Sentimentality is a stumbling block to downsizing - or it can be.  Having saved when impecunious to buy something like a loom, or a press which is no longer used, it is still so difficult to let that go.  On the other hand out there it is highly likely that another enthusiastic young person is saving like mad to acquire just such a press or loom in order to work. 
Luckily, since I settled on making the way I do, I have been able to dispense with any temptation to acquire more stuff which is yummy, but not anything I am likely to incorporate now or later into my work.  I still admire the yumminess of stuff, but am thankful that the natural restraint of reason means that I have no desire to reach out my hand.
Chaos control
The restraint of space is also helpful in sifting what means most. Having seen that it is possible for me to make work with elements kept from previous creative activity - such as screen prints made during my attendance at the Textile Master Class at Abingdon in the late 1990s and the knitwear I had made in the mid '90s, then felted, used to make Chaos control recently, I do not want to dispose of all that kind of past accumulation.  
Deciding how much of previous creative work to keep can be made simpler by providing a definite space in which to hold it.  I have four* open mesh storage drawer sets from IKEA (in a manifestation similar to but in a previous incarnation to the one pictured below), and I am restraining myself to keeping fabrics etc. in them.
(*Two of the sets work as pillars supporting a table top which I use for my sewing machine.)
I still have decision difficulties, but I find it an effective discipline.  And in general I find that I come to better, more satisfying solutions when I have some kind of restraint.  I suppose it to be rather like writing poetry: the meaning, the emotions, the appropriateness has to be distilled into the most elegant solution.  Or that is the ambition, at least, and whether it is any good, of course is a whole other matter.
I was inspired to make Chaos control by this great downsize exercise that seems to be taking so long, with piles of ensuing stuff mid-sort.  My workrooms are indeed now to be found in waves of seeming chaos which is under some, not necessarily obvious, control.  What is essential during all this I have found is to have a small corner which is free of any kind of sorting, where I can sit and stitch, read, or just catch my breath while I think about the next area to be tackled.
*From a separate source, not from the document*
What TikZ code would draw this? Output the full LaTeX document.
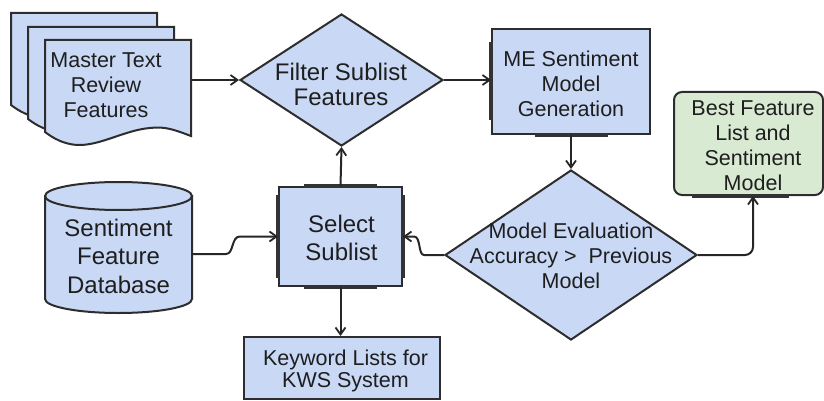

Thursday, September 06, 2018

Brilliant book

(The front cover and interior illustrations are by Fabulous Cat Papers)
Today I spent the whole day reading Handywoman by Kate Davies.  I found it as compulsive as any well crafted whodunnit novel - more so indeed because it is so many books combined.  It is biography, a harrowing account of how she learned how to work half of her body, and how to appreciate living with the continuing results, a glimpse of her academic work on how the domestic and the intellectual need not be seen as mutually exclusive, ... it explores the importance of knitting *, and the development of her online business, ....
I came across Kate Davies' original blog Needled at at time when I needed support with being my mother's sole carer just before and after her stroke.  Davies' positive outlook in the blog was a great encouragement to me, and my mother enjoyed hearing about the exploits - despite her own depression and negativity.  Captivated, I have continued to follow the new blog, and through it have also come to think about perhaps moving back to Scotland.

*The thoughts on knitting can indeed be applied to any hand work.

Saturday, September 01, 2018

Words, words, words

I have been fascinated by words for longer than I can remember.  I was an unplanned child, born at a time when my parents had no space and less money.  I was with my mother all the time while my father studied at university and my mother either embroidered tea cloths for pin money or studied English.  I grew hearing two languages: Scots English and Greek.
My mother did her language learning out loud, reciting, reading to me.  We learned to read together.  I did not know that was what I was doing.  Then before I was one year old we went to Greece, and I as surrounded by aunts with other sounds: Greek.  Apparently I was silent for a worrying time before embarking on my attempts.
Then back to Scotland for my second birthday - back to sounds I had almost if not forgotten.  Then back to Greece when I was three - this time silent for four weeks before I began to speak fluently, in Greek, appropriately pronounced, with idiom, and including (unknowingly) Pontic Greek expressions (much delight and clapping - and pinching of my cheek!).
I returned to Scotland after my fifth birthday in order to start school.  I had forgotten my English.  The three day train journey across Europe started in panic - I could understand what my mother said to me in English, but I could not find the words in myself to speak.  A kind university student, returning from vacation on the same train dedicated himself to reminding me first of nouns by pointing, then gradually of everything else.  (I would have suffered so much more if we had simply flown as is normal today!)
In those very early years I realised that it's not just a difference of vocabulary.  Body language is also different, and thought processes, reactions, fine expression of emotions.  How much of a potential to understand more is missed when only being in possession of one language.
I went on to learn French then German, and was lucky enough to spend some time in each country.  Then by studying literature and language development at university doors and windows were opened and my understanding and curiosity grew.  Poetry became a joy rather than an embarrassing tedious chore of rote learning and recitation.  A career in publishing drew on all of the above, and contributed the additional delights of typography: the visual aspects of language, lettering, and layout.

Imagine then my recent dilemma when faced with a 19th century sample book - containing a partial gazetteer as I try to whittle down our over-large collection of books.  Was it simply sentimentality which was making me want to keep it?  By William Morris's dictum it is neither of use nor beauty - or was it?  What on earth could I do with it.
All at once I knew what to do.  I scanned the pages which most appealed.  And within this post are the initial experiments for my new project.